Toplumsal yalnızlık: Yapay zekâ mı çözüm yoksa sorun mu?
Sağlık alanında devrim yaratma potansiyeliyle öne çıkan yapay zekâ (YZ), bir yandan teşhis ve tedavi süreçlerini hızlandırırken diğer yandan yalnızlaşan toplumda insan-insan etkileşimini zayıflatma riski taşıyor.
YAPAY ZEKANIN SAĞLIKTA FAYDALARI
Son yıllarda, YZ’nin tıbbi görüntüleme analizinden risk belirlemeye, hasta takibinden karar desteğine kadar pek çok alanda kullanıldığına dair güçlü veriler birikiyor. Örneğin büyük ölçekli bir çalışmada sistemin doğruluğu % 85 civarında ölçümlendi. Diğer bir çalışmada sanal birinci basamak bakımda YZ’nin önerdiği tanı doktorlarla % 84 oranında örtüştü. Bu başarılar, sağlık hizmetlerinde hata oranlarının düşürülmesi, hasta bekleme sürelerinin kısaltılması ve kaynakların daha verimli kullanılması açısından ciddi umut aşılıyor.
Buna karşılık, toplumun dijital dönüşümü YZ etrafında şekillenirken sosyal bağların erimesiyle ilgili uyarılar da artıyor. YZ destekli sohbet uygulamalarının yalnızlığı hafifletmesi mümkün; ancak bazı araştırmalar yoğun YZ kullanımıyla birlikte sosyal etkileşimin ve gerçek insan bağlantısının zayıflayabileceğini gösteriyor. Uzmanlar, “makineyle ilişki insanla ilişki yerine geçmemeli” diyor.

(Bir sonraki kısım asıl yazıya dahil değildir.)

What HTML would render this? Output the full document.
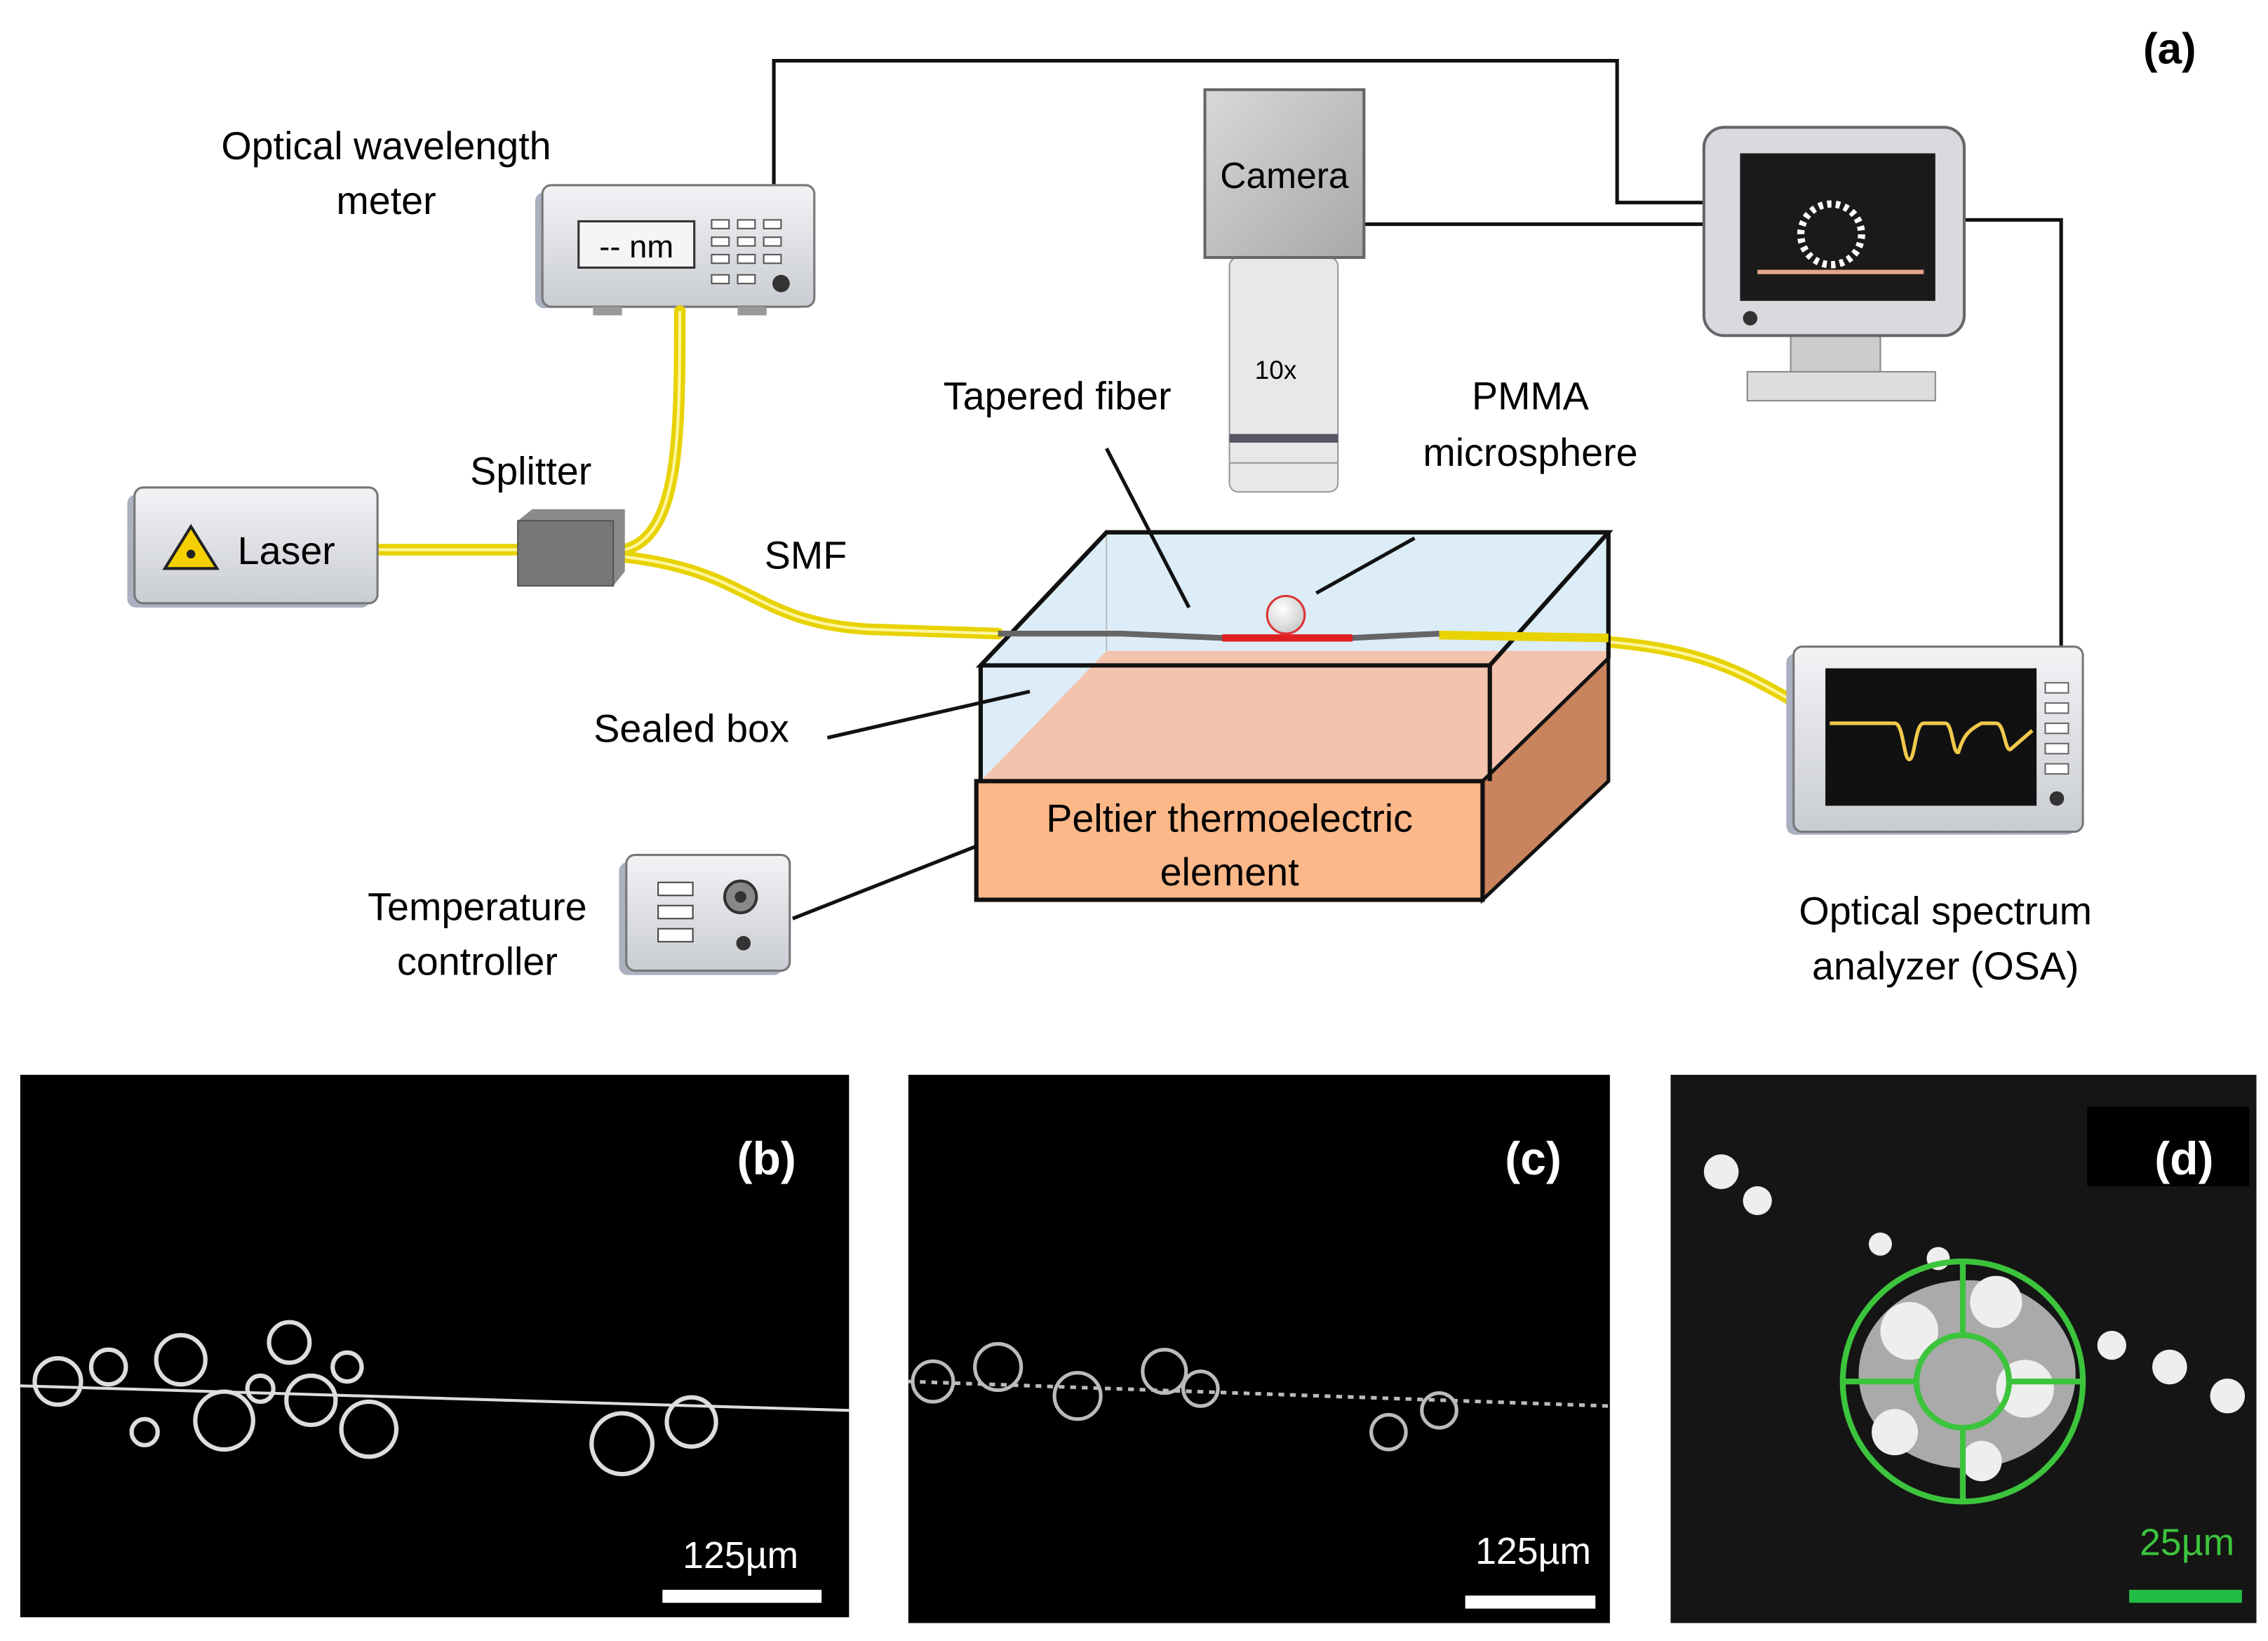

Geleceğe bakıldığında, YZ’nin hayatımızdaki rolünün yalnızca “araç” olmaktan çıkıp “gündelik yaşamın merkezi unsuru” haline gelmesi bekleniyor. Fakat mevcut kanıtlar, YZ’nin insanı tamamen ikame edeceğini değil, insan ve YZ’nin birlikte çalışacağı bir senaryonun hâkim olacağını gösteriyor. Bu dönüşümde etik sınırların, veri gizliliği uygulamalarının ve insan merkezli tasarımın önemi büyük.
Sağlık alanında YZ’nin sunduğu imkanlar umut verici olsa da toplumsal bağlarımızın yok olmaması için insan-insan ilişkilerine yatırım yapmayı ihmal etmememiz gerekiyor. Çünkü yalnızlık, tıpkı sigarayı bırakmak kadar yaşam süresini etkileyebilecek bir faktör; dolayısıyla teknoloji ne kadar ilerlerse ilerlesin, insan temasının yerini tam olarak alamaz.
HAYATIMIZI ELE GEÇİRİR Mİ?
YZ’nin “hayatımızı ele geçirme” gibi bir senaryosu şu an için bilim kurgu düzeyinde kalırken — bu ihtimali tamamen göz ardı etmemekle birlikte — bugünkü önceliğimiz teknolojiyi insanlığın yararına kullanmak ve insan olmanın şartı olan ilişkileri korumak olmalı.